> _AIM OF THE TASK_: Among the records that follow, find the line with "What seaborn and" and the line with "import seaborn as sns". Set down those lines and all lines between them exactly, without adding anything.

** Start STORED ROWS **

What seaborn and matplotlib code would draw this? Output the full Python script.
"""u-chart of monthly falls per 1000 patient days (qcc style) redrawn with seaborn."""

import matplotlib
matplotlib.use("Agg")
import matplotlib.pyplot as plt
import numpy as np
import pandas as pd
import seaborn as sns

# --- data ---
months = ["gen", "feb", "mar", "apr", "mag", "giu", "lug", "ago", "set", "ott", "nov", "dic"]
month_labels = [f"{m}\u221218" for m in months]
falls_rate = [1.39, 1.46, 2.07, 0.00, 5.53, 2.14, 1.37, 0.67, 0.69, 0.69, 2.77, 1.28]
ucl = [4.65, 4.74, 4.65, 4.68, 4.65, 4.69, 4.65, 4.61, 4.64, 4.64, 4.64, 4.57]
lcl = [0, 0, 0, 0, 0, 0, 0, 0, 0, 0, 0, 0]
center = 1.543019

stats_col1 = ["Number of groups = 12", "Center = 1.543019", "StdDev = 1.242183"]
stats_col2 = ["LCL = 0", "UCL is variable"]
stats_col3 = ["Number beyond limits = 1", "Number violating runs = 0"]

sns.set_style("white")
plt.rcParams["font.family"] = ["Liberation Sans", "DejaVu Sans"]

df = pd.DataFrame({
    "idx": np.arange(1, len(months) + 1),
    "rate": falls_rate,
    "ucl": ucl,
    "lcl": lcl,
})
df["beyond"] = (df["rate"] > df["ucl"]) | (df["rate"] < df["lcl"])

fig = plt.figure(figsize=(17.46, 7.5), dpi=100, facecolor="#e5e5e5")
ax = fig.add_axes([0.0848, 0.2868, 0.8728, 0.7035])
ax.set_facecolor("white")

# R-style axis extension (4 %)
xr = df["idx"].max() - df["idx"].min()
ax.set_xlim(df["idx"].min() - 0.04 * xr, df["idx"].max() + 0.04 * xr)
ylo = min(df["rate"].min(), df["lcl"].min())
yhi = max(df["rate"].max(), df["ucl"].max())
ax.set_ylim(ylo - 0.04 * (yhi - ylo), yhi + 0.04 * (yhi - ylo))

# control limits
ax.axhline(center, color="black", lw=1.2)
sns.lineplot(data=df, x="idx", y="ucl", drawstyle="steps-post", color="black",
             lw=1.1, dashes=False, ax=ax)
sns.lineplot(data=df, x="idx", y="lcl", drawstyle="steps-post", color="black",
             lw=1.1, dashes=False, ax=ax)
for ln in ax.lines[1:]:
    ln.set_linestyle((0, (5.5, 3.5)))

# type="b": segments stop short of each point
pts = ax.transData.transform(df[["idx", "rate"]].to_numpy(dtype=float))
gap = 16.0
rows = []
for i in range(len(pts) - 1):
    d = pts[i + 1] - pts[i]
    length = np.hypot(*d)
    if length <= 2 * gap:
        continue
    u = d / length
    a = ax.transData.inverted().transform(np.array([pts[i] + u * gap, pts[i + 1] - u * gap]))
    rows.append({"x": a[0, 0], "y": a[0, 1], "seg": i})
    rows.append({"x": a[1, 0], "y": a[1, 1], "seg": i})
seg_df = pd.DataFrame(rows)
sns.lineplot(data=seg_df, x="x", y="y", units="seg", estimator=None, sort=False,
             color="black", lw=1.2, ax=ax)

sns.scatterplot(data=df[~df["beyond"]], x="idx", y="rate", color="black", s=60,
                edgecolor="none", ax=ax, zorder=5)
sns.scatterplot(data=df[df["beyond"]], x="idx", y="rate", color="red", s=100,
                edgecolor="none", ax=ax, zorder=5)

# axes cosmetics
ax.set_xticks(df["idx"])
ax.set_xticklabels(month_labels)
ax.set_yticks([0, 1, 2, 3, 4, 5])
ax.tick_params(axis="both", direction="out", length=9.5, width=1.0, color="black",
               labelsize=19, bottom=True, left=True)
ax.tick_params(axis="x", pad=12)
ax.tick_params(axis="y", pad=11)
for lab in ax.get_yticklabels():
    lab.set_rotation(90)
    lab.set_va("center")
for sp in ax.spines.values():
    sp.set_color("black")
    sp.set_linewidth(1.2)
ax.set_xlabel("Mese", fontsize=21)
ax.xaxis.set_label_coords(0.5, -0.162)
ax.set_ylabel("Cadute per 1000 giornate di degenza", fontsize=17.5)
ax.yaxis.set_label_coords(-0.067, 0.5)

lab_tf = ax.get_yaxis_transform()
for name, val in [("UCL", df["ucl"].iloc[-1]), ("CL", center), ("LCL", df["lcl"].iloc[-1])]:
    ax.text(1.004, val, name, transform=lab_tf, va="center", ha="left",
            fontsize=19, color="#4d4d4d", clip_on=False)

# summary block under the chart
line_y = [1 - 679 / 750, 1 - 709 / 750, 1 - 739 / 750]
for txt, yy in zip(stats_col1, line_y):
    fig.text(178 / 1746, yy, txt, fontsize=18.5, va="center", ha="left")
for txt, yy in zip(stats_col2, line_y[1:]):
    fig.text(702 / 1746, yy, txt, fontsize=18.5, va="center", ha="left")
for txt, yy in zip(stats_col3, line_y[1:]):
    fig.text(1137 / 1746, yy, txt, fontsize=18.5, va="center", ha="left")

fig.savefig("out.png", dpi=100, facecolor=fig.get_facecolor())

** End STORED ROWS **
** Start STORED ROWS **

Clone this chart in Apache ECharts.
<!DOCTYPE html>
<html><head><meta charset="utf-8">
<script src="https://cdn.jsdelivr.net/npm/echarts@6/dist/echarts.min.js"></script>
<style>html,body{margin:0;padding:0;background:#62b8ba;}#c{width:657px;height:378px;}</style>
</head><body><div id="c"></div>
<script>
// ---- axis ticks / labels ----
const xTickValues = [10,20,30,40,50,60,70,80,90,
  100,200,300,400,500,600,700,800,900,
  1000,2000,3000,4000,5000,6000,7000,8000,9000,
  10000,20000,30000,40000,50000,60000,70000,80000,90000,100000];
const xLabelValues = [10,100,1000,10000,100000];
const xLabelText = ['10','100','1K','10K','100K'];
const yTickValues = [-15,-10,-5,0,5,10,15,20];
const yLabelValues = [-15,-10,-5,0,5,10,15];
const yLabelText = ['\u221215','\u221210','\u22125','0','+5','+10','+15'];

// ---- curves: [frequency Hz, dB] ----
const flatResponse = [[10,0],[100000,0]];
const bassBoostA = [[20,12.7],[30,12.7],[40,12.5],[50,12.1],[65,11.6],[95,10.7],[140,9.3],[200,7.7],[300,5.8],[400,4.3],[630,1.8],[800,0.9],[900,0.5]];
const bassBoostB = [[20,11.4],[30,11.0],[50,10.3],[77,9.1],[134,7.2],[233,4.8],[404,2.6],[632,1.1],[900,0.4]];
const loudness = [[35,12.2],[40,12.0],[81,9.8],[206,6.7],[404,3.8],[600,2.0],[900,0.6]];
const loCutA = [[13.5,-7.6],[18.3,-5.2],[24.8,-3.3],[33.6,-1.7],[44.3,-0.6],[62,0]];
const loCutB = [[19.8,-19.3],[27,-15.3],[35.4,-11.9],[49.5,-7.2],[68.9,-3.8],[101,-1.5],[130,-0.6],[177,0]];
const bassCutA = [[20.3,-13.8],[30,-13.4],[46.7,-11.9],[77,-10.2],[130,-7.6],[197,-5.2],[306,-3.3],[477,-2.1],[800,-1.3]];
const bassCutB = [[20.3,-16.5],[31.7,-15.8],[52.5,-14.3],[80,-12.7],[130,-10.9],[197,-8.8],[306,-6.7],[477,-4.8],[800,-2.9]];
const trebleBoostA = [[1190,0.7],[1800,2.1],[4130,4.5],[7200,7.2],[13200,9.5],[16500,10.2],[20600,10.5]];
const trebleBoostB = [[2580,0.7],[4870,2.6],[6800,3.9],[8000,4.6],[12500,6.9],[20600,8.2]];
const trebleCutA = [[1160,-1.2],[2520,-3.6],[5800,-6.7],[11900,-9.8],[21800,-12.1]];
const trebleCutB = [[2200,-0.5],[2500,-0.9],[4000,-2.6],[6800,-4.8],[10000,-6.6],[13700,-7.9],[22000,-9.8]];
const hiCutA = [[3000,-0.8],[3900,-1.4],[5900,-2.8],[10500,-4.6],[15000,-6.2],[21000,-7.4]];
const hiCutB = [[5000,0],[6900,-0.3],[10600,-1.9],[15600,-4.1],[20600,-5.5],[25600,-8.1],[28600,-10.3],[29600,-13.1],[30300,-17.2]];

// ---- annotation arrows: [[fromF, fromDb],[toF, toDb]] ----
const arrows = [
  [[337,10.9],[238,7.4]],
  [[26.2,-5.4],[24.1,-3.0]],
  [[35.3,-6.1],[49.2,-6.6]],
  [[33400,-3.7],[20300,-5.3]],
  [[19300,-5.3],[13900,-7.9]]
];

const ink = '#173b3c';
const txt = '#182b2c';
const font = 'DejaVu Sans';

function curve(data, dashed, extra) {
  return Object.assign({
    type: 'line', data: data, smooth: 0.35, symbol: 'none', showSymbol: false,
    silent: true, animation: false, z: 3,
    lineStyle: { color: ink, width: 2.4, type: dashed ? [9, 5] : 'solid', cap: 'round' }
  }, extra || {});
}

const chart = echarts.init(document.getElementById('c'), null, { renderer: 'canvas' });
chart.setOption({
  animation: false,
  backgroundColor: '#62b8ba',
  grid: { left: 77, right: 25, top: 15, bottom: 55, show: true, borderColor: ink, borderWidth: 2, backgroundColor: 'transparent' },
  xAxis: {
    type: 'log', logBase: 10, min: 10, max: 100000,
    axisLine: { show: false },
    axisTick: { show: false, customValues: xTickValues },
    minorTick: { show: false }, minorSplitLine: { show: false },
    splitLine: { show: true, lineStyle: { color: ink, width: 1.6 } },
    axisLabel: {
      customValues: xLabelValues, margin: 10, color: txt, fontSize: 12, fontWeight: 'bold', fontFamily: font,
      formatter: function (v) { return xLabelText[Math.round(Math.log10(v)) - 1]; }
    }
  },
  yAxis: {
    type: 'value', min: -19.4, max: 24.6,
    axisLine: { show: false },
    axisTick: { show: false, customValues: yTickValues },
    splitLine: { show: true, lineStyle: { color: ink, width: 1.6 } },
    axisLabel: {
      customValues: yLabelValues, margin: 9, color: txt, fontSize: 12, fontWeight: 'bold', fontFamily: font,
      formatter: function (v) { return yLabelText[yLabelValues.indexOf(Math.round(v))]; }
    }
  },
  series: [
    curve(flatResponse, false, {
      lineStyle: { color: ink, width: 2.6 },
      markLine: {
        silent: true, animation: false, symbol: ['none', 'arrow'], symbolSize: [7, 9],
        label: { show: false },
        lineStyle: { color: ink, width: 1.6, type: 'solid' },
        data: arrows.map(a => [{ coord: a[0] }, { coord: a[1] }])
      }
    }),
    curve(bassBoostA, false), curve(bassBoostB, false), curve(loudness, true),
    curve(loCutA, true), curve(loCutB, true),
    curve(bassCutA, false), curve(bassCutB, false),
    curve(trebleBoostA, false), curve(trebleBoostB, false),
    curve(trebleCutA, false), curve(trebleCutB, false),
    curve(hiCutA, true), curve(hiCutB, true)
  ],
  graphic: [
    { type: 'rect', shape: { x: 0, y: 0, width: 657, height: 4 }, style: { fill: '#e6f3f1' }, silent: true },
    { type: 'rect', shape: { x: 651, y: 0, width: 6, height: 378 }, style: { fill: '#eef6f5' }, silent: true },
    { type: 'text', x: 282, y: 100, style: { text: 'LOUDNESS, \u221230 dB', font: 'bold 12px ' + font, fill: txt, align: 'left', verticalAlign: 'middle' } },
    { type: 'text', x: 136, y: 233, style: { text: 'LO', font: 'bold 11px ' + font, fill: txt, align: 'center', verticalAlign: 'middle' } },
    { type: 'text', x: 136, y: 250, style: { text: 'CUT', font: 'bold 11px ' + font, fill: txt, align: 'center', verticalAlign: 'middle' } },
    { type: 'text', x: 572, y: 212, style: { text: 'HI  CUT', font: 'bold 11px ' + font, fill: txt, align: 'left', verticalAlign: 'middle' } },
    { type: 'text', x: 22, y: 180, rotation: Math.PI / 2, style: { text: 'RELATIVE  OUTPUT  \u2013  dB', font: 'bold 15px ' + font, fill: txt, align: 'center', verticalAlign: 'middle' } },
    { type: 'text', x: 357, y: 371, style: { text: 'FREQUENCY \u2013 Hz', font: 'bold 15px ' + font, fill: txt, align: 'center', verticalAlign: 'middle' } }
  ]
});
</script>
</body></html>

** End STORED ROWS **

> _OUTPUT_:
What seaborn and matplotlib code would draw this? Output the full Python script.
"""u-chart of monthly falls per 1000 patient days (qcc style) redrawn with seaborn."""

import matplotlib
matplotlib.use("Agg")
import matplotlib.pyplot as plt
import numpy as np
import pandas as pd
import seaborn as sns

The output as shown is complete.